# Most embarrassing situation you've been in?



## wizehop (Feb 19, 2012)

Came across this threat on reddit today and laughed my fucking ass off at a few. Im sure most kids who have done any traveling outside of north america can relate to a few of these. Def a pick me up read. Cananyone compete?

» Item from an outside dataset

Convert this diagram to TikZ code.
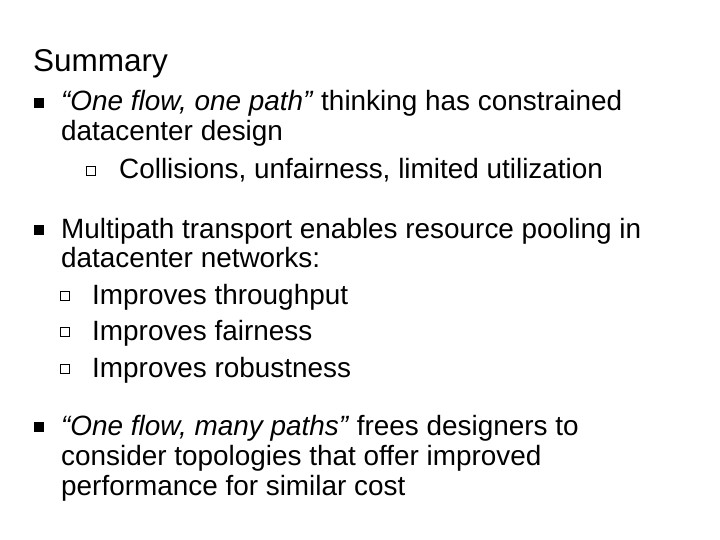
\documentclass[tikz,border=0pt]{standalone}
\usepackage{fontspec}
\setmainfont{Liberation Sans}
\begin{document}
\begin{tikzpicture}[x=1pt,y=1pt,
  txt/.style={anchor=base west,inner sep=0pt,font=\fontsize{27.9}{32}\selectfont},
  mainb/.style={fill=black,minimum size=10pt,inner sep=0pt},
  subb/.style={draw=black,line width=1.2pt,minimum size=9pt,inner sep=0pt}]
\useasboundingbox (0,0) rectangle (720,-540);
\node[txt,font=\fontsize{31.5}{36}\selectfont] (title) at (33,-72) {Summary};
% block 1
\node[mainb] (b1) at (39,-103) {};
\node[txt] (l11) at (61,-111) {\textit{“One flow, one path”} thinking has constrained};
\node[txt] (l12) at (61,-141) {datacenter design};
\node[subb] (s11) at (91,-171) {};
\node[txt] (l13) at (119,-179) {Collisions, unfairness, limited utilization};
% block 2
\node[mainb] (b2) at (39,-230) {};
\node[txt] (l21) at (61,-238) {Multipath transport enables resource pooling in};
\node[txt] (l22) at (61,-267) {datacenter networks:};
\node[subb] (s21) at (65,-296) {};
\node[txt] (l23) at (92,-304) {Improves throughput};
\node[subb] (s22) at (65,-332) {};
\node[txt] (l24) at (92,-340) {Improves fairness};
\node[subb] (s23) at (65,-369) {};
\node[txt] (l25) at (92,-377) {Improves robustness};
% block 3
\node[mainb] (b3) at (39,-427) {};
\node[txt] (l31) at (61,-435) {\textit{“One flow, many paths”} frees designers to};
\node[txt] (l32) at (61,-465) {consider topologies that offer improved};
\node[txt] (l33) at (61,-495) {performance for similar cost};
\end{tikzpicture}
\end{document}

http://www.reddit.com/r/AskReddit/comments/pwlhs/most_embarrassing_situation_youve_been_in_story/


----------



## roman (Feb 20, 2012)

dude pissin my pants readin these mad burly


----------



## Drizzle (Feb 21, 2012)

Best thread ever.


----------



## Mouse (Feb 24, 2012)

omg the wet dream one was the best! holy shit that's too damn funny.


----------



## fackshat (Feb 24, 2012)

Hahaha, oh gawd, these are hilarious.


----------



## EphemeralStick (Feb 24, 2012)

Mouse said:


> omg the wet dream one was the best! holy shit that's too damn funny.


Seconded!
Though the drive-by shitting one had me laughing just as hard. Oh to imagine the look on those girls faces, haha!


----------



## FLoP (Feb 24, 2012)

I got the three us us locked up for the night. My friend was in the next cell. We all got pulled out and moved. My boy comes out of his cell cracking up. Then he points to his pants and screams that he had a wet dream in his cell. Hahaah. I hopped a fence and shit myself upon hitting the ground. Couldn't fight gravity


----------



## 3knd (Feb 29, 2012)

ahahaha, awesome!


----------



## Peregrin (Jul 1, 2015)

I just stumbled upon this. So I was living in a house with my ex-girlfriend and sister. After the break up we switched rooms, my sister moving into our old room and us taking the smaller guest rooms. My new girlfriend and I had been drinking and passed out naked. I went for a piss apparently. Well I wake up trying to get in bed and a man says "what the fuck are you doing!?" I say "what the FUCK are YOU doing!?".. then my sister's face becomes apparent. I then realized I was butt ass naked trying to get in bed with my sister and her boyfriend. I covered my dick and backed out of the room saying sorry.


----------